--- Start ---

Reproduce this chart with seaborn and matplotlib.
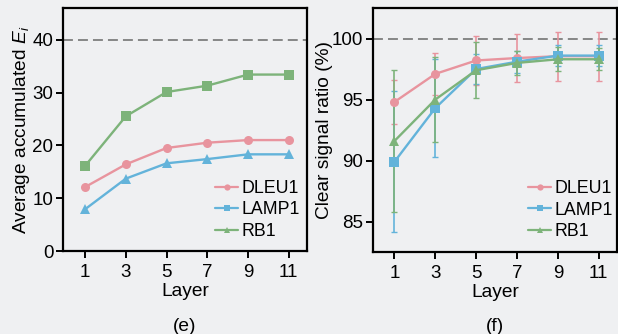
import numpy as np
import pandas as pd
import matplotlib
matplotlib.use("Agg")
import matplotlib.pyplot as plt
from matplotlib.lines import Line2D
import seaborn as sns

layers = [1, 3, 5, 7, 9, 11]
genes = ["DLEU1", "LAMP1", "RB1"]

# Panel (e): average accumulated E_i
e_dleu1 = [12.1, 16.4, 19.5, 20.5, 21.0, 21.0]
e_lamp1 = [7.9, 13.7, 16.6, 17.4, 18.3, 18.3]
e_rb1 = [16.1, 25.5, 30.1, 31.3, 33.4, 33.4]

# Panel (f): clear signal ratio (%) mean and error
f_dleu1 = [94.8, 97.1, 98.2, 98.4, 98.55, 98.55]
f_lamp1 = [89.9, 94.3, 97.5, 98.1, 98.6, 98.6]
f_rb1 = [91.6, 95.0, 97.4, 98.0, 98.3, 98.3]
f_dleu1_err = [1.8, 1.7, 2.0, 2.0, 2.0, 2.0]
f_lamp1_err = [5.8, 4.0, 1.2, 0.9, 0.85, 0.85]
f_rb1_err = [5.8, 3.5, 2.3, 1.0, 1.0, 0.9]

colors = {"DLEU1": "#E8949E", "LAMP1": "#63B3DA", "RB1": "#7DB37A"}

sns.set_theme(style="ticks")
bg = "#EFF0F2"
plt.rcParams["font.family"] = ["Liberation Sans", "DejaVu Sans"]
plt.rcParams["mathtext.fontset"] = "custom"
plt.rcParams["mathtext.rm"] = "Liberation Sans"
plt.rcParams["mathtext.it"] = "Liberation Sans:italic"
plt.rcParams["axes.edgecolor"] = "black"
plt.rcParams["axes.linewidth"] = 1.6
plt.rcParams["xtick.color"] = "black"
plt.rcParams["ytick.color"] = "black"
plt.rcParams["text.color"] = "black"
plt.rcParams["axes.labelcolor"] = "black"

fig = plt.figure(figsize=(6.18, 3.34), dpi=100, facecolor=bg)
ax1 = fig.add_axes([0.102, 0.2485, 0.395, 0.7275], facecolor=bg)
ax2 = fig.add_axes([0.6036, 0.2455, 0.395, 0.7305], facecolor=bg)

df_e = pd.DataFrame({
    "Layer": layers * 3,
    "value": e_dleu1 + e_lamp1 + e_rb1,
    "gene": ["DLEU1"] * 6 + ["LAMP1"] * 6 + ["RB1"] * 6,
})
df_f = pd.DataFrame({
    "Layer": layers * 3,
    "value": f_dleu1 + f_lamp1 + f_rb1,
    "err": f_dleu1_err + f_lamp1_err + f_rb1_err,
    "gene": ["DLEU1"] * 6 + ["LAMP1"] * 6 + ["RB1"] * 6,
})

label_fs = 13.8
tick_fs = 13.5
legend_fs = 12.8
dash_style = (0, (5.5, 2.8))
dash_color = "#7E7E7E"

# Panel (e): markers as seen in the plot (LAMP1 triangle, RB1 square)
sns.lineplot(data=df_e, x="Layer", y="value", hue="gene", style="gene",
             palette=colors, markers={"DLEU1": "o", "LAMP1": "^", "RB1": "s"},
             dashes=False, markersize=6.5, markeredgewidth=0, linewidth=1.7,
             legend=False, ax=ax1)
ax1.axhline(40, color=dash_color, linestyle=dash_style, linewidth=1.3, zorder=0)
ax1.set_xlim(-0.08, 11.9)
ax1.set_ylim(0, 46)
ax1.set_yticks([0, 10, 20, 30, 40])
ax1.set_xticks(layers)
ax1.set_ylabel("Average accumulated $E_i$", fontsize=label_fs, labelpad=0)
ax1.set_xlabel("Layer", fontsize=label_fs, labelpad=2)

# Panel (f)
for g in genes:
    sub = df_f[df_f["gene"] == g]
    ax2.errorbar(sub["Layer"], sub["value"], yerr=sub["err"], fmt="none",
                 ecolor=colors[g], elinewidth=1.2, capsize=2, capthick=1.0, zorder=2)
sns.lineplot(data=df_f, x="Layer", y="value", hue="gene", style="gene",
             palette=colors, markers={"DLEU1": "o", "LAMP1": "s", "RB1": "^"},
             dashes=False, markersize=6.5, markeredgewidth=0, linewidth=1.7,
             legend=False, ax=ax2, zorder=3)
ax2.axhline(100, color=dash_color, linestyle=dash_style, linewidth=1.3, zorder=0)
ax2.set_xlim(-0.05, 11.9)
ax2.set_ylim(82.5, 102.5)
ax2.set_yticks([85, 90, 95, 100])
ax2.set_xticks(layers)
ax2.set_ylabel("Clear signal ratio (%)", fontsize=label_fs, labelpad=-1)
ax2.set_xlabel("Layer", fontsize=label_fs, labelpad=2)

handles = [Line2D([], [], color=colors[g], marker=m, markersize=4.5,
                  markeredgewidth=0, linewidth=1.6)
           for g, m in zip(genes, ["o", "s", "^"])]
for ax, loc in [(ax1, (0.623, 0.169)), (ax2, (0.635, 0.172))]:
    ax.legend(handles, genes, loc="center left", bbox_to_anchor=loc,
              frameon=False, fontsize=legend_fs, handlelength=1.3,
              handletextpad=0.2, labelspacing=0.25, borderaxespad=0,
              borderpad=0)

for ax in (ax1, ax2):
    for s in ax.spines.values():
        s.set_visible(True)
        s.set_linewidth(1.6)
    ax.tick_params(axis="both", direction="out", length=5, width=1.4,
                   labelsize=tick_fs, pad=2)
    ax.tick_params(axis="x", pad=4)

fig.text(0.102 + 0.395 / 2, 0.022, "(e)", ha="center", va="center", fontsize=label_fs)
fig.text(0.6036 + 0.395 / 2, 0.022, "(f)", ha="center", va="center", fontsize=label_fs)

fig.savefig("out.png", dpi=100, facecolor=bg)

--- End ---

* EXERCISE REQUIREMENTS *
Omit pictures; set down the rest of the material word for word.

* TASK RESULT *
Reproduce this chart with seaborn and matplotlib.
import numpy as np
import pandas as pd
import matplotlib
matplotlib.use("Agg")
import matplotlib.pyplot as plt
from matplotlib.lines import Line2D
import seaborn as sns

layers = [1, 3, 5, 7, 9, 11]
genes = ["DLEU1", "LAMP1", "RB1"]

# Panel (e): average accumulated E_i
e_dleu1 = [12.1, 16.4, 19.5, 20.5, 21.0, 21.0]
e_lamp1 = [7.9, 13.7, 16.6, 17.4, 18.3, 18.3]
e_rb1 = [16.1, 25.5, 30.1, 31.3, 33.4, 33.4]

# Panel (f): clear signal ratio (%) mean and error
f_dleu1 = [94.8, 97.1, 98.2, 98.4, 98.55, 98.55]
f_lamp1 = [89.9, 94.3, 97.5, 98.1, 98.6, 98.6]
f_rb1 = [91.6, 95.0, 97.4, 98.0, 98.3, 98.3]
f_dleu1_err = [1.8, 1.7, 2.0, 2.0, 2.0, 2.0]
f_lamp1_err = [5.8, 4.0, 1.2, 0.9, 0.85, 0.85]
f_rb1_err = [5.8, 3.5, 2.3, 1.0, 1.0, 0.9]

colors = {"DLEU1": "#E8949E", "LAMP1": "#63B3DA", "RB1": "#7DB37A"}

sns.set_theme(style="ticks")
bg = "#EFF0F2"
plt.rcParams["font.family"] = ["Liberation Sans", "DejaVu Sans"]
plt.rcParams["mathtext.fontset"] = "custom"
plt.rcParams["mathtext.rm"] = "Liberation Sans"
plt.rcParams["mathtext.it"] = "Liberation Sans:italic"
plt.rcParams["axes.edgecolor"] = "black"
plt.rcParams["axes.linewidth"] = 1.6
plt.rcParams["xtick.color"] = "black"
plt.rcParams["ytick.color"] = "black"
plt.rcParams["text.color"] = "black"
plt.rcParams["axes.labelcolor"] = "black"

fig = plt.figure(figsize=(6.18, 3.34), dpi=100, facecolor=bg)
ax1 = fig.add_axes([0.102, 0.2485, 0.395, 0.7275], facecolor=bg)
ax2 = fig.add_axes([0.6036, 0.2455, 0.395, 0.7305], facecolor=bg)

df_e = pd.DataFrame({
    "Layer": layers * 3,
    "value": e_dleu1 + e_lamp1 + e_rb1,
    "gene": ["DLEU1"] * 6 + ["LAMP1"] * 6 + ["RB1"] * 6,
})
df_f = pd.DataFrame({
    "Layer": layers * 3,
    "value": f_dleu1 + f_lamp1 + f_rb1,
    "err": f_dleu1_err + f_lamp1_err + f_rb1_err,
    "gene": ["DLEU1"] * 6 + ["LAMP1"] * 6 + ["RB1"] * 6,
})

label_fs = 13.8
tick_fs = 13.5
legend_fs = 12.8
dash_style = (0, (5.5, 2.8))
dash_color = "#7E7E7E"

# Panel (e): markers as seen in the plot (LAMP1 triangle, RB1 square)
sns.lineplot(data=df_e, x="Layer", y="value", hue="gene", style="gene",
             palette=colors, markers={"DLEU1": "o", "LAMP1": "^", "RB1": "s"},
             dashes=False, markersize=6.5, markeredgewidth=0, linewidth=1.7,
             legend=False, ax=ax1)
ax1.axhline(40, color=dash_color, linestyle=dash_style, linewidth=1.3, zorder=0)
ax1.set_xlim(-0.08, 11.9)
ax1.set_ylim(0, 46)
ax1.set_yticks([0, 10, 20, 30, 40])
ax1.set_xticks(layers)
ax1.set_ylabel("Average accumulated $E_i$", fontsize=label_fs, labelpad=0)
ax1.set_xlabel("Layer", fontsize=label_fs, labelpad=2)

# Panel (f)
for g in genes:
    sub = df_f[df_f["gene"] == g]
    ax2.errorbar(sub["Layer"], sub["value"], yerr=sub["err"], fmt="none",
                 ecolor=colors[g], elinewidth=1.2, capsize=2, capthick=1.0, zorder=2)
sns.lineplot(data=df_f, x="Layer", y="value", hue="gene", style="gene",
             palette=colors, markers={"DLEU1": "o", "LAMP1": "s", "RB1": "^"},
             dashes=False, markersize=6.5, markeredgewidth=0, linewidth=1.7,
             legend=False, ax=ax2, zorder=3)
ax2.axhline(100, color=dash_color, linestyle=dash_style, linewidth=1.3, zorder=0)
ax2.set_xlim(-0.05, 11.9)
ax2.set_ylim(82.5, 102.5)
ax2.set_yticks([85, 90, 95, 100])
ax2.set_xticks(layers)
ax2.set_ylabel("Clear signal ratio (%)", fontsize=label_fs, labelpad=-1)
ax2.set_xlabel("Layer", fontsize=label_fs, labelpad=2)

handles = [Line2D([], [], color=colors[g], marker=m, markersize=4.5,
                  markeredgewidth=0, linewidth=1.6)
           for g, m in zip(genes, ["o", "s", "^"])]
for ax, loc in [(ax1, (0.623, 0.169)), (ax2, (0.635, 0.172))]:
    ax.legend(handles, genes, loc="center left", bbox_to_anchor=loc,
              frameon=False, fontsize=legend_fs, handlelength=1.3,
              handletextpad=0.2, labelspacing=0.25, borderaxespad=0,
              borderpad=0)

for ax in (ax1, ax2):
    for s in ax.spines.values():
        s.set_visible(True)
        s.set_linewidth(1.6)
    ax.tick_params(axis="both", direction="out", length=5, width=1.4,
                   labelsize=tick_fs, pad=2)
    ax.tick_params(axis="x", pad=4)

fig.text(0.102 + 0.395 / 2, 0.022, "(e)", ha="center", va="center", fontsize=label_fs)
fig.text(0.6036 + 0.395 / 2, 0.022, "(f)", ha="center", va="center", fontsize=label_fs)

fig.savefig("out.png", dpi=100, facecolor=bg)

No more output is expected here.